**Description of the task**
Below are entries. Pull out all lines containing "that".

-*-*-

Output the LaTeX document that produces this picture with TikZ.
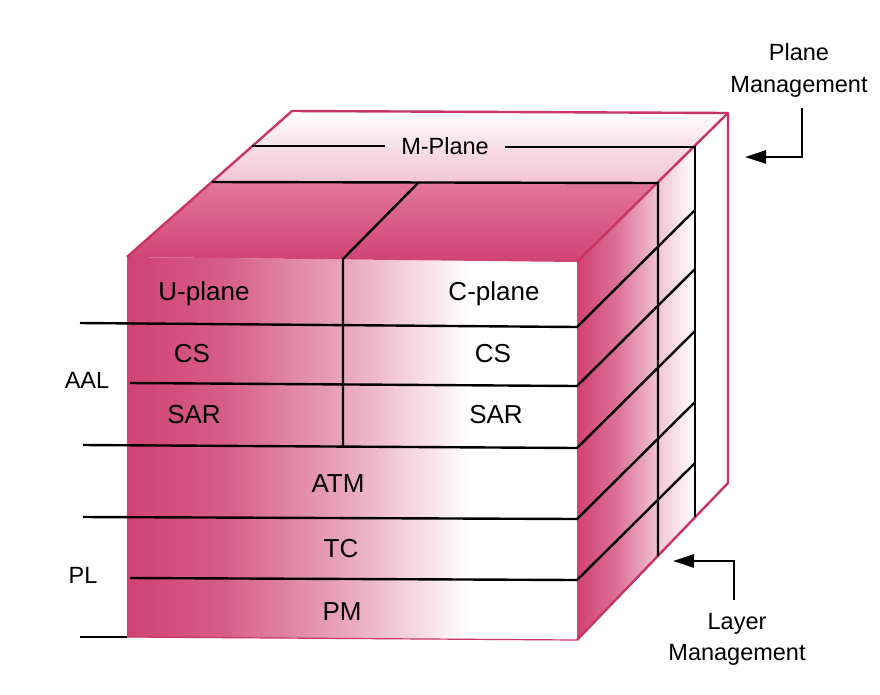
\documentclass[tikz,border=0pt]{standalone}
\usepackage{fontspec}
\setmainfont{Liberation Sans}
\usetikzlibrary{arrows.meta}
\definecolor{deep}{RGB}{208,66,116}
\definecolor{pinkmid}{RGB}{226,118,156}
\definecolor{pinklight}{RGB}{243,196,212}
\definecolor{edgepink}{RGB}{200,52,102}
\pgfdeclarehorizontalshading{frontsh}{100bp}{color(0bp)=(deep); color(25bp)=(deep); color(36bp)=(deep!85!white); color(50bp)=(deep!45!white); color(63bp)=(white); color(100bp)=(white)}
\pgfdeclarehorizontalshading{rightsh}{100bp}{color(0bp)=(deep); color(25bp)=(deep); color(50bp)=(deep!75!white); color(75bp)=(pinklight); color(100bp)=(pinklight)}
\begin{document}
\begin{tikzpicture}[x=1pt,y=-1pt,
  blk/.style={line width=2.4pt, black, line join=miter},
  pedge/.style={line width=2.4pt, edgepink, line join=round},
  inlab/.style={font=\fontsize{26}{30}\selectfont, inner sep=0pt, anchor=base},
  outlab/.style={font=\fontsize{23.5}{30}\selectfont, inner sep=0pt, anchor=base},
  mgarrow/.style={line width=2.4pt, -{Triangle[length=21pt,width=13pt]}}]
\useasboundingbox (0,0) rectangle (880,694);
\fill[white] (0,0) rectangle (880,694);
% cube corners
\coordinate (FTL) at (127,257);
\coordinate (FTR) at (577,262);
\coordinate (FBR) at (577,640);
\coordinate (FBL) at (127,637);
\coordinate (BTL) at (292,111);
\coordinate (BTR) at (728,113);
\coordinate (BBR) at (728,483);
% management slab boundaries
\coordinate (LTL) at (212,182);
\coordinate (LTR) at (658,183);
\coordinate (LBR) at (658,556);
\coordinate (MTL) at (252,146);
\coordinate (MTR) at (695,147);
\coordinate (MBR) at (695,517);
% fills
\shade[shading=frontsh] (FTL) -- (FTR) -- (FBR) -- (FBL) -- cycle;
\shade[top color=pinkmid, bottom color=deep] (FTL) -- (FTR) -- (LTR) -- (LTL) -- cycle;
\shade[top color=pinklight!55!white, bottom color=pinklight] (LTL) -- (LTR) -- (MTR) -- (MTL) -- cycle;
\shade[top color=white, bottom color=pinklight!55!white] (MTL) -- (MTR) -- (BTR) -- (BTL) -- cycle;
\shade[shading=rightsh] (FTR) -- (LTR) -- (LBR) -- (FBR) -- cycle;
\shade[left color=pinklight, right color=white] (LTR) -- (MTR) -- (MBR) -- (LBR) -- cycle;
\fill[white] (MTR) -- (BTR) -- (BBR) -- (MBR) -- cycle;
% pink outer edges
\draw[pedge] (FTL) -- (BTL) -- (BTR) -- (BBR) -- (FBR);
\draw[pedge] (FTR) -- (BTR);
\draw[edgepink, line width=1.2pt] (FBL) -- (FBR);
% labels
\node[inlab] (up) at (204,300) {U-plane};
\node[inlab] (cp) at (494,300) {C-plane};
\node[inlab] (csl) at (192,362) {CS};
\node[inlab] (csr) at (493,362) {CS};
\node[inlab] (sarl) at (194,423) {SAR};
\node[inlab] (sarr) at (496,423) {SAR};
\node[inlab] (atm) at (338,492) {ATM};
\node[inlab] (tc) at (341,557) {TC};
\node[inlab] (pm) at (342,620) {PM};
\node[outlab] (aal) at (87,388) {AAL};
\node[outlab] (pl) at (83,583) {PL};
\node[outlab, inner xsep=16pt] (mp) at (445,154) {M-Plane};
\node[outlab] (pmg1) at (799,60) {Plane};
\node[outlab] (pmg2) at (799,92) {Management};
\node[outlab] (lmg1) at (737,629) {Layer};
\node[outlab] (lmg2) at (737,660) {Management};
% management slab lines
\draw[blk] (MTL) -- (MTL -| mp.west);
\draw[blk] (mp.east |- MTR) -- (MTR) -- (MBR);
\draw[blk] (LTL) -- (LTR) -- (LBR);
% U/C divider
\coordinate (D1) at (418,183);
\coordinate (D2) at (343,259);
\coordinate (D3) at (343,447);
\draw[blk] (D1) -- (D2) -- (D3);
% layer rows
\foreach \xl/\yl/\yr in {80/323/327, 130/383/386, 83/445/448, 83/517/519, 130/578/580}{
  \draw[blk] (\xl,\yl) -- (577,\yr) -- (695,\yr-117);
}
\draw[blk] (80,637) -- (FBL);
% management arrows
\coordinate (pma) at (802,108);
\coordinate (pmt) at (745,157);
\coordinate (lma) at (734,600);
\coordinate (lmt) at (673,561);
\draw[mgarrow] (pma) |- (pmt);
\draw[mgarrow] (lma) |- (lmt);
\end{tikzpicture}
\end{document}
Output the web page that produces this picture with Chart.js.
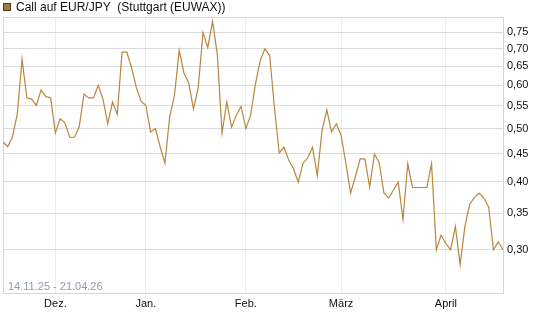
<!DOCTYPE html>
<html>
<head>
<meta charset="utf-8">
<script src="https://cdn.jsdelivr.net/npm/chart.js@4/dist/chart.umd.min.js"></script>
<style>
  html, body { margin:0; padding:0; background:#fff; }
  #wrap { width:545px; height:327px; position:relative; }
</style>
</head>
<body>
<div id="wrap"><canvas id="c" width="545" height="327"></canvas></div>
<script>
// trading days, 14.11.25 - 21.04.26
const dates = [
  '14.11.','17.11.','18.11.','19.11.','20.11.','21.11.','24.11.','25.11.','26.11.','27.11.','28.11.',
  '01.12.','02.12.','03.12.','04.12.','05.12.','08.12.','09.12.','10.12.','11.12.','12.12.',
  '15.12.','16.12.','17.12.','18.12.','19.12.','22.12.','23.12.','29.12.','30.12.',
  '02.01.','05.01.','06.01.','07.01.','08.01.','09.01.','12.01.','13.01.','14.01.','15.01.','16.01.',
  '19.01.','20.01.','21.01.','22.01.','23.01.','26.01.','27.01.','28.01.','29.01.','30.01.',
  '02.02.','03.02.','04.02.','05.02.','06.02.','09.02.','10.02.','11.02.','12.02.','13.02.',
  '16.02.','17.02.','18.02.','19.02.','20.02.','23.02.','24.02.','25.02.','26.02.','27.02.',
  '02.03.','03.03.','04.03.','05.03.','06.03.','09.03.','10.03.','11.03.','12.03.','13.03.',
  '16.03.','17.03.','18.03.','19.03.','20.03.','23.03.','24.03.','25.03.','26.03.','27.03.','30.03.','31.03.',
  '01.04.','02.04.','07.04.','08.04.','09.04.','10.04.','13.04.','14.04.','15.04.','16.04.','17.04.','20.04.','21.04.'
];

const prices = [
  0.472,0.463,0.483,0.532,0.670,0.569,0.566,0.551,0.588,0.572,0.569,
  0.491,0.521,0.512,0.482,0.482,0.503,0.578,0.569,0.569,0.600,
  0.566,0.510,0.559,0.531,0.690,0.690,0.646,0.594,0.561,
  0.551,0.493,0.500,0.463,0.432,0.525,0.574,0.695,0.632,0.606,0.543,
  0.594,0.750,0.703,0.785,0.685,0.491,0.559,0.503,0.529,0.549,
  0.500,0.529,0.602,0.665,0.700,0.680,0.547,0.451,0.462,0.438,
  0.422,0.399,0.432,0.442,0.462,0.410,0.496,0.541,0.493,0.510,
  0.486,0.432,0.381,0.408,0.440,0.440,0.391,0.449,0.433,0.381,
  0.373,0.386,0.399,0.341,0.431,0.390,0.390,0.390,0.390,0.431,0.300,0.319,
  0.308,0.300,0.331,0.282,0.331,0.363,0.374,0.381,0.373,0.359,0.300,0.310,0.300
];

const monthTicks = [11, 30, 51, 71, 93];
const monthLabels = ['Dez.', 'Jan.', 'Feb.', 'März', 'April'];
const yTicks = [0.30, 0.35, 0.40, 0.45, 0.50, 0.55, 0.60, 0.65, 0.70, 0.75];

const seriesName = 'Call auf EUR/JPY  (Stuttgart (EUWAX))';
const rangeText = '14.11.25 - 21.04.26';
const lineColor = '#b8863f';

const extras = {
  id: 'extras',
  beforeDatasetsDraw(chart) {
    const {ctx, chartArea: a} = chart;
    ctx.save();
    ctx.strokeStyle = '#d6d6d6';
    ctx.lineWidth = 1;
    ctx.strokeRect(Math.round(a.left) + 0.5, Math.round(a.top) + 0.5,
      Math.round(a.right - a.left), Math.round(a.bottom - a.top));
    ctx.fillStyle = '#8e9bb0';
    ctx.font = '11px "Liberation Sans", Arial, sans-serif';
    ctx.textBaseline = 'alphabetic';
    ctx.fillText(rangeText, a.left + 5, a.bottom - 3);
    ctx.restore();
  },
  afterDraw(chart) {
    const ctx = chart.ctx;
    ctx.save();
    ctx.fillStyle = '#a57a3e';
    ctx.fillRect(3, 3, 8, 8);
    ctx.strokeStyle = '#4a3a22';
    ctx.lineWidth = 1;
    ctx.strokeRect(3.5, 3.5, 7, 7);
    ctx.fillStyle = '#111';
    ctx.font = '12px "Liberation Sans", Arial, sans-serif';
    ctx.textBaseline = 'middle';
    ctx.fillText(seriesName, 16, 7.5);
    ctx.restore();
  }
};

new Chart(document.getElementById('c'), {
  type: 'line',
  data: {
    labels: dates,
    datasets: [{
      label: seriesName,
      data: prices,
      borderColor: lineColor,
      borderWidth: 1.2,
      pointRadius: 0,
      tension: 0,
      fill: false
    }]
  },
  options: {
    responsive: false,
    animation: false,
    layout: { padding: { left: 3, top: 17, right: 0, bottom: 0 } },
    plugins: { legend: { display: false }, tooltip: { enabled: false } },
    scales: {
      x: {
        type: 'category',
        offset: false,
        afterBuildTicks: (axis) => { axis.ticks = monthTicks.map(v => ({ value: v })); },
        afterFit: (axis) => { axis.height = 34; },
        ticks: {
          autoSkip: false,
          maxRotation: 0,
          padding: 4,
          color: '#111',
          font: { size: 11, family: '"Liberation Sans", Arial, sans-serif' },
          callback: (v) => monthLabels[monthTicks.indexOf(v)] || ''
        },
        grid: { color: '#ececec', drawTicks: false },
        border: { color: '#d6d6d6' }
      },
      y: {
        type: 'logarithmic',
        position: 'right',
        min: 0.25,
        max: 0.8,
        afterBuildTicks: (axis) => { axis.ticks = yTicks.map(v => ({ value: v })); },
        afterFit: (axis) => { axis.width = 42; },
        ticks: {
          padding: 4,
          color: '#111',
          font: { size: 11, family: '"Liberation Sans", Arial, sans-serif' },
          callback: (v) => v.toFixed(2).replace('.', ',')
        },
        grid: { color: '#dadada', drawTicks: false },
        border: { color: '#d6d6d6' }
      }
    }
  },
  plugins: [extras]
});
</script>
</body>
</html>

-*-*-

**Solution below**
Output the LaTeX document that produces this picture with TikZ.
Output the web page that produces this picture with Chart.js.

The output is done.